Pour dynamiser un blog qui attend toujours un nouveau souffle pour prendre son envol sur une plateforme plus adaptée à ses ambitions, je vous propose une nouvelle rubrique que chacun pourra alimenter au gré de ses lectures sans autre justification que de faire œuvre utile en signalant un passage d’une œuvre littéraire qui parle sous un jour inattendu et stimulant de l’espace culturel et géographique extrême-oriental de son choix. Je dois l’idée de cette initiative à Thomas Pogu, fidèle lecteur de ce blog auquel il contribua, qui m’a signalé plusieurs extraits de ses récentes lectures parlant de la Chine.

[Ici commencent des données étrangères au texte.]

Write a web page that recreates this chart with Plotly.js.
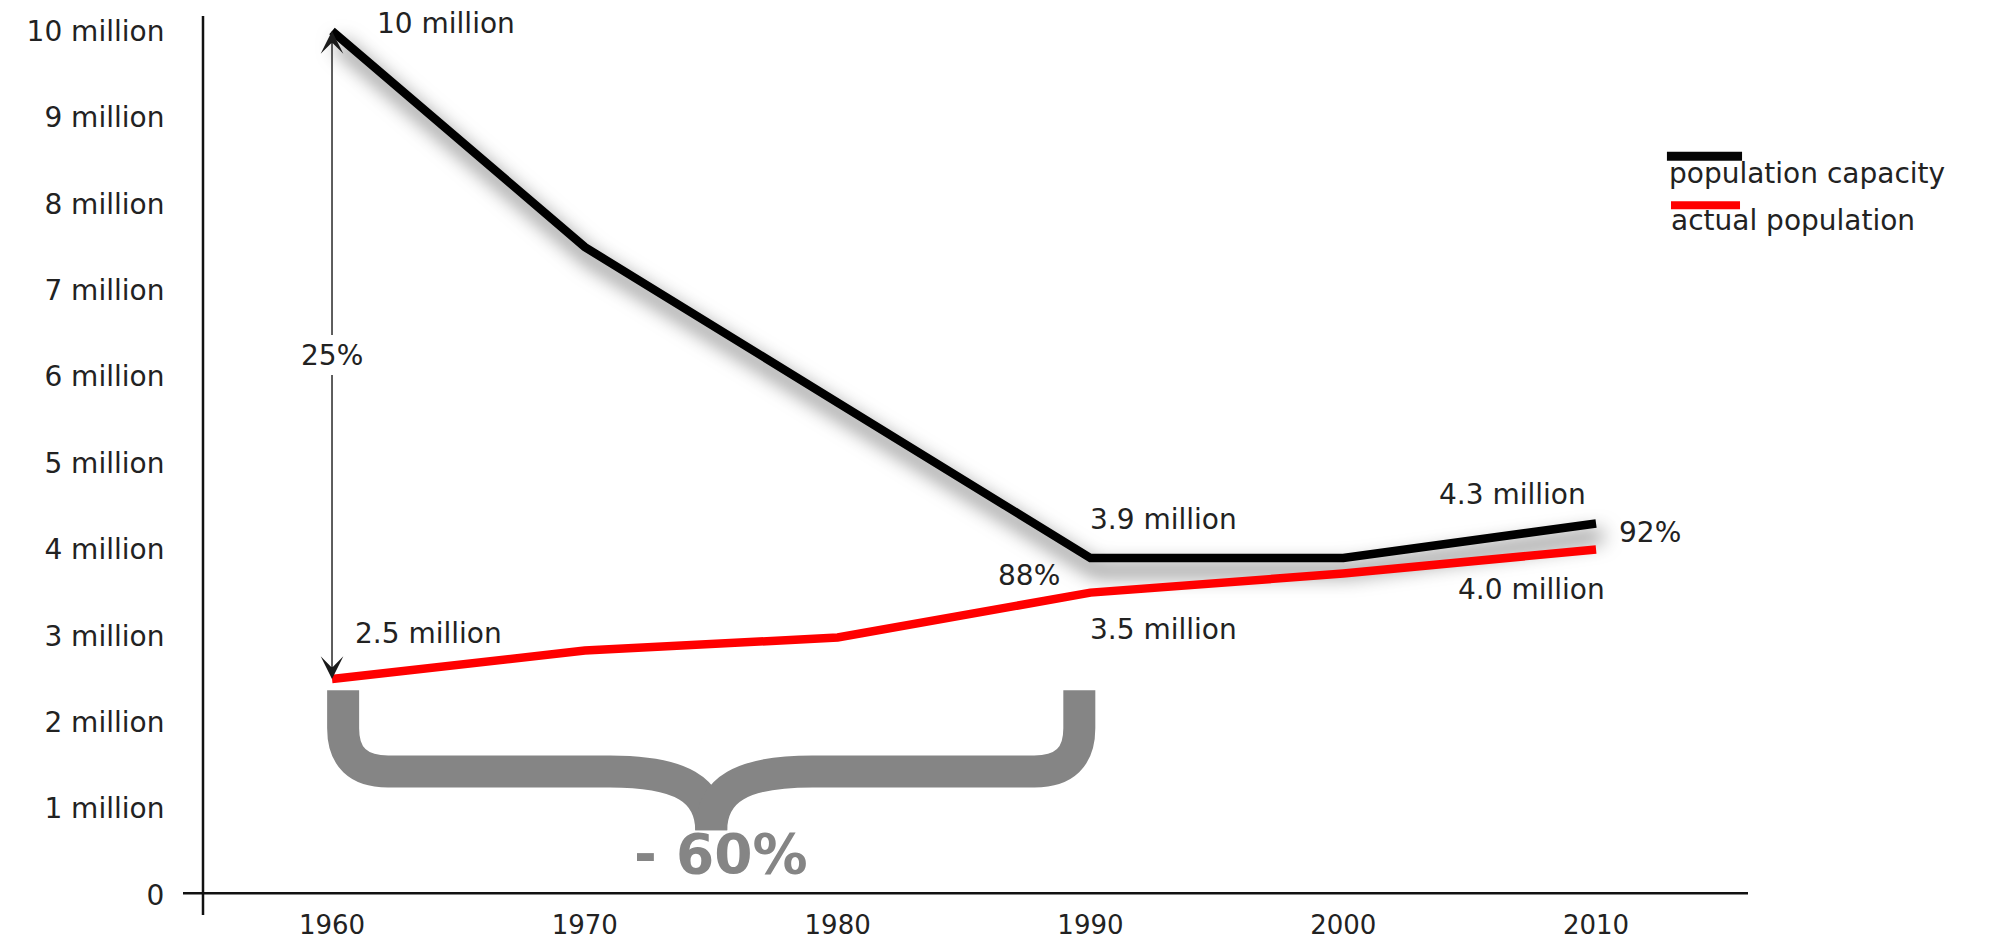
<!DOCTYPE html>
<html>
<head>
<meta charset="utf-8">
<script src="https://cdn.plot.ly/plotly-3.0.1.min.js"></script>
<style>
  html, body { margin: 0; padding: 0; background: #ffffff; }
  #chart { width: 1990px; height: 944px; }
</style>
</head>
<body>
<div id="chart"></div>
<script>
// ---- data ----
const years = [1960, 1970, 1980, 1990, 2000, 2010];
const capacity = [10, 7.5, 5.7, 3.9, 3.9, 4.3];      // millions
const actual = [2.5, 2.83, 2.98, 3.5, 3.72, 4.0];    // millions
const seriesNames = ['population capacity', 'actual population'];
const capacityLabelText = ['10 million', '', '', '3.9 million', '', '4.3 million'];
const actualLabelText = ['2.5 million', '', '', '3.5 million', '', '4.0 million'];
const shareText = ['25%', '', '', '88%', '', '92%'];
const xTickVals = [1960, 1970, 1980, 1990, 2000, 2010];
const xTickText = ['1960', '1970', '1980', '1990', '2000', '2010'];
const yTickVals = [0, 1, 2, 3, 4, 5, 6, 7, 8, 9, 10];
const yTickText = ['0', '1 million', '2 million', '3 million', '4 million', '5 million',
                   '6 million', '7 million', '8 million', '9 million', '10 million'];
const bracePeriod = [1960, 1990];
const braceText = '- 60%';

// ---- styles ----
const FONT = 'DejaVu Sans, Verdana, sans-serif';
const TXT = '#222222';
const BLACK = '#050505';
const RED = '#ff0000';
const GRAY = '#858585';
const XR = [1954.106, 2016.01];
const YR = [-0.139, 10.174];
const Y_AXIS_PAPER_X = (203 - 183) / 1565;

const traces = [
  { x: years, y: capacity, name: seriesNames[0], type: 'scatter', mode: 'lines',
    line: { color: BLACK, width: 8.5 }, hoverinfo: 'skip' },
  { x: years, y: actual, name: seriesNames[1], type: 'scatter', mode: 'lines',
    line: { color: RED, width: 8.5 }, hoverinfo: 'skip' }
];

// label offsets (pixels) keyed by series / index
const capOff = { 0: ['left', 43, 8], 3: ['left', -2, 39], 5: ['right', -8, 29] };
const actOff = { 0: ['left', 21, 46], 3: ['left', -2, -37], 5: ['right', 11, -40] };
const shareOff = { 3: ['right', -28, 17, 'act'], 5: ['left', 21, -9, 'cap'] };

const annotations = [];
function lab(text, x, y, o) {
  annotations.push({ x: x, y: y, xref: 'x', yref: 'y', text: text, showarrow: false,
    xanchor: o[0], yanchor: 'middle', xshift: o[1], yshift: o[2],
    font: { family: FONT, size: 28, color: TXT } });
}
years.forEach((yr, i) => {
  if (capacityLabelText[i]) lab(capacityLabelText[i], yr, capacity[i], capOff[i]);
  if (actualLabelText[i]) lab(actualLabelText[i], yr, actual[i], actOff[i]);
  if (shareText[i] && shareOff[i]) {
    const o = shareOff[i];
    lab(shareText[i], yr, o[3] === 'cap' ? capacity[i] : actual[i], o);
  }
});

// double-headed arrow at 1960 with "25%" label
const midY = (capacity[0] + actual[0]) / 2;
[[capacity[0], TXT], [actual[0], 'rgba(0,0,0,0)']].forEach(([tipY, col]) => {
  annotations.push({ x: years[0], y: tipY, xref: 'x', yref: 'y',
    ax: years[0], ay: midY, axref: 'x', ayref: 'y',
    text: shareText[0], showarrow: true, arrowhead: 3, arrowsize: 2.7, arrowwidth: 1.4,
    arrowcolor: '#1a1a1a', borderpad: 3,
    font: { family: FONT, size: 28, color: col } });
});

// brace text
annotations.push({ x: (bracePeriod[0] + bracePeriod[1]) / 2, y: 0.475, xref: 'x', yref: 'y',
  text: braceText, showarrow: false, xanchor: 'center', yanchor: 'middle', xshift: 10,
  font: { family: FONT, size: 55, color: GRAY, weight: 'bold' } });

// legend texts
annotations.push({ x: 0.948, y: 0.8231, xref: 'paper', yref: 'paper', text: seriesNames[0],
  showarrow: false, xanchor: 'left', yanchor: 'middle', font: { family: FONT, size: 28, color: TXT } });
annotations.push({ x: 0.9495, y: 0.7709, xref: 'paper', yref: 'paper', text: seriesNames[1],
  showarrow: false, xanchor: 'left', yanchor: 'middle', font: { family: FONT, size: 28, color: TXT } });

function bracePath(xa, xb, side) {
  const xm = (xa + xb) / 2;
  const yTop = 2.37, yMid = 1.43, yTip = 0.75, inset = 0.44, rx = 1.78, ry = 0.5;
  const s = side;           // +1 left half, -1 right half
  const e = side > 0 ? xa : xb;
  const p = (x, y) => x.toFixed(3) + ',' + y.toFixed(3);
  return 'M' + p(e + s * inset, yTop) +
    ' L' + p(e + s * inset, yMid + ry) +
    ' Q' + p(e + s * inset, yMid) + ' ' + p(e + s * (inset + rx), yMid) +
    ' L' + p(xm - s * 4, yMid) +
    ' C' + p(xm - s * 1.2, yMid) + ' ' + p(xm, yMid - 0.21) + ' ' + p(xm, yTip);
}

const shapes = [
  // axes (slightly crossing each other like the reference)
  { type: 'line', xref: 'paper', yref: 'paper', x0: Y_AXIS_PAPER_X, x1: Y_AXIS_PAPER_X, y0: -0.009, y1: 1,
    line: { color: '#111111', width: 2.5 } },
  { type: 'line', xref: 'paper', yref: 'y', x0: 0, x1: 1, y0: 0.02, y1: 0.02,
    line: { color: '#111111', width: 2.5 } },
  // brace
  { type: 'path', xref: 'x', yref: 'y', layer: 'below', path: bracePath(bracePeriod[0], bracePeriod[1], 1),
    line: { color: GRAY, width: 32 }, fillcolor: 'rgba(0,0,0,0)' },
  { type: 'path', xref: 'x', yref: 'y', layer: 'below', path: bracePath(bracePeriod[0], bracePeriod[1], -1),
    line: { color: GRAY, width: 32 }, fillcolor: 'rgba(0,0,0,0)' },
  // legend bars
  { type: 'line', xref: 'paper', yref: 'paper', x0: 0.9482, x1: 0.9962, y0: 0.8426, y1: 0.8426,
    line: { color: BLACK, width: 9 } },
  { type: 'line', xref: 'paper', yref: 'paper', x0: 0.9508, x1: 0.9949, y0: 0.7875, y1: 0.7875,
    line: { color: RED, width: 8 } }
];

const layout = {
  width: 1990, height: 944,
  margin: { l: 183, r: 242, t: 16, b: 37, pad: 0 },
  paper_bgcolor: '#ffffff', plot_bgcolor: '#ffffff',
  showlegend: false,
  font: { family: FONT, size: 28, color: TXT },
  xaxis: { range: XR, tickvals: xTickVals, ticktext: xTickText, showgrid: false, zeroline: false,
    showline: false, ticks: '', tickfont: { family: FONT, size: 26, color: TXT }, fixedrange: true },
  yaxis: { range: YR, tickvals: yTickVals, ticktext: yTickText, showgrid: false, zeroline: false,
    showline: false, ticks: 'outside', ticklen: 12, tickcolor: 'rgba(0,0,0,0)',
    tickfont: { family: FONT, size: 28, color: TXT }, fixedrange: true },
  shapes: shapes,
  annotations: annotations
};

Plotly.newPlot('chart', traces, layout, { displayModeBar: false, staticPlot: true }).then(gd => {
  const ns = 'http://www.w3.org/2000/svg';
  const svg = gd.querySelector('svg.main-svg');
  let defs = svg.querySelector('defs');
  if (!defs) { defs = document.createElementNS(ns, 'defs'); svg.insertBefore(defs, svg.firstChild); }
  const f = document.createElementNS(ns, 'filter');
  f.setAttribute('id', 'lineShadow');
  f.setAttribute('x', '-20%'); f.setAttribute('y', '-30%');
  f.setAttribute('width', '150%'); f.setAttribute('height', '180%');
  const ds = document.createElementNS(ns, 'feDropShadow');
  ds.setAttribute('dx', '6'); ds.setAttribute('dy', '12');
  ds.setAttribute('stdDeviation', '10');
  ds.setAttribute('flood-color', '#000000'); ds.setAttribute('flood-opacity', '0.7');
  f.appendChild(ds);
  defs.appendChild(f);
  const tr = gd.querySelectorAll('.scatterlayer .trace');
  if (tr.length) {
    const p = tr[0].querySelector('path.js-line');
    if (p) p.setAttribute('filter', 'url(#lineShadow)');
  }
});
</script>
</body>
</html>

En effet, l’auteur du présent passage est trop connu pour que je réactive la rubrique « Devinette » qui n’est pourtant pas morte avec la 22ème, laquelle, en date du 1er avril 2010, n’a toujours pas été résolue ----- voici donc sans autre enjeu que le plaisir de la surprise et l’opportunité d'avoir un aperçu sur le regard que portait Honoré de Balzac (1799-1850) sur la Chine, un passage des Illusions perdues (Gallimard, coll. « Folio-Classique », n° 62, pp. 129-131) où le jeune David Séchard, fils d'imprimeur, parle de son projet de révolutionner l'industrie du papier en s'inspirant des techniques chinoises :
« Il y eut donc un jour dans mon cabinet une vive discussion sur les ingrédients dont on se sert en Chine pour fabriquer le papier. Là, grâce aux matières premières, la papeterie a, dès son origine, atteint une perfection qui manque à la nôtre. On s'occupait alors beaucoup du papier de Chine, que sa légèreté, sa finesse rendent bien supérieur au nôtre, car ses précieuses qualités ne l'empêchent pas d'être consistant ; et, quelque mince qu'il soit, il n'offre aucune transparence. (...) Le papier de Chine ne se fabrique ni avec de la soie ni avec le broussonatia ; sa pâte provient des fibres du bambou triturées. L'abbé Grozier possédait un livre chinois, ouvrage à la fois iconographique et technologique, où se trouvaient de nombreuses figures représentant la fabrication du papier dans toutes ses phases, et il nous montra les tiges de bambou peintes en tas dans le coin d'un atelier à papier supérieurement dessiné. (...) La main-d'œuvre n'est rien en Chine ; une journée y vaut trois sous : aussi les Chinois peuvent-ils, au sortir de la forme, appliquer leur papier feuille à feuille entre des tables de porcelaine blanche chauffées, au moyen desquelles ils le pressent et lui donnent ce lustre, cette consistance, cette légèreté, cette douceur de satin, qui en font le premier papier du monde. Eh bien ! il faut remplacer les procédés du Chinois au moyen de quelque machine. On arrive par des machines à résoudre le problème du bon marché que procure à la Chine le bas prix de sa main-d'œuvre. Si nous parvenions à fabriquer à bas prix du papier d'une qualité semblable à celui de la Chine, nous diminuerions de plus de moitié le poids et l'épaisseur des livres. Un Voltaire relié, qui, sur nos papiers vélins, pèse deux cent cinquante livres, n'en pèserait pas cinquante sur papier de Chine. Et voilà, certes, une conquête. »
En complément à ces considérations économiques qui « font toujours écho à nos oreilles du XXIe siècle » et qu'on aura intérêt à relire dans leur intégralité, rappelons que M. l’Abbé Jean-Baptiste Gabriel Alexandre Grosier (1743-1823), qui fut chanoine de St-Louis du Louvre est aussi l’auteur d’une Description générale de la Chine ou Tableau de l’état actuel de cet empire ... datant de 1785, que l’on peut lire en ligne grâce à Pierre Palpant sur son indispensable site « Chine ancienne », et dont le chapitre V est intitulé « Papier, encre, imprimerie, &c. » (pp. 610-616).
On pourra poursuivre la recherche en identifiant le bel ouvrage dont il est fait mention au début du roman qui a été traduit en chinois à plusieurs reprises, ce qu’indique avec précision la base de données des « Livres français traduits en chinois - Fu Lei » du nom d’un des traducteurs de l’œuvre, Fu Lei 傅雷 (1908-1966) ; les deux autres furent Gao Mingkai 高名凯 (1911-1965) et Mu Mutian 穆木天 (1900-1971). On sait que Balzac fut abondamment lu en Chine et cette œuvre, connue sous le titre Huan mie 幻灭, fréquemment éditée depuis 1944, pas moins que les autres. Elle y a reçu des adaptations illustrées qui font dorénavant le bonheur des bouquinistes en ligne. Celle qui fournit les illustrations de ce billet date du début des années 1980.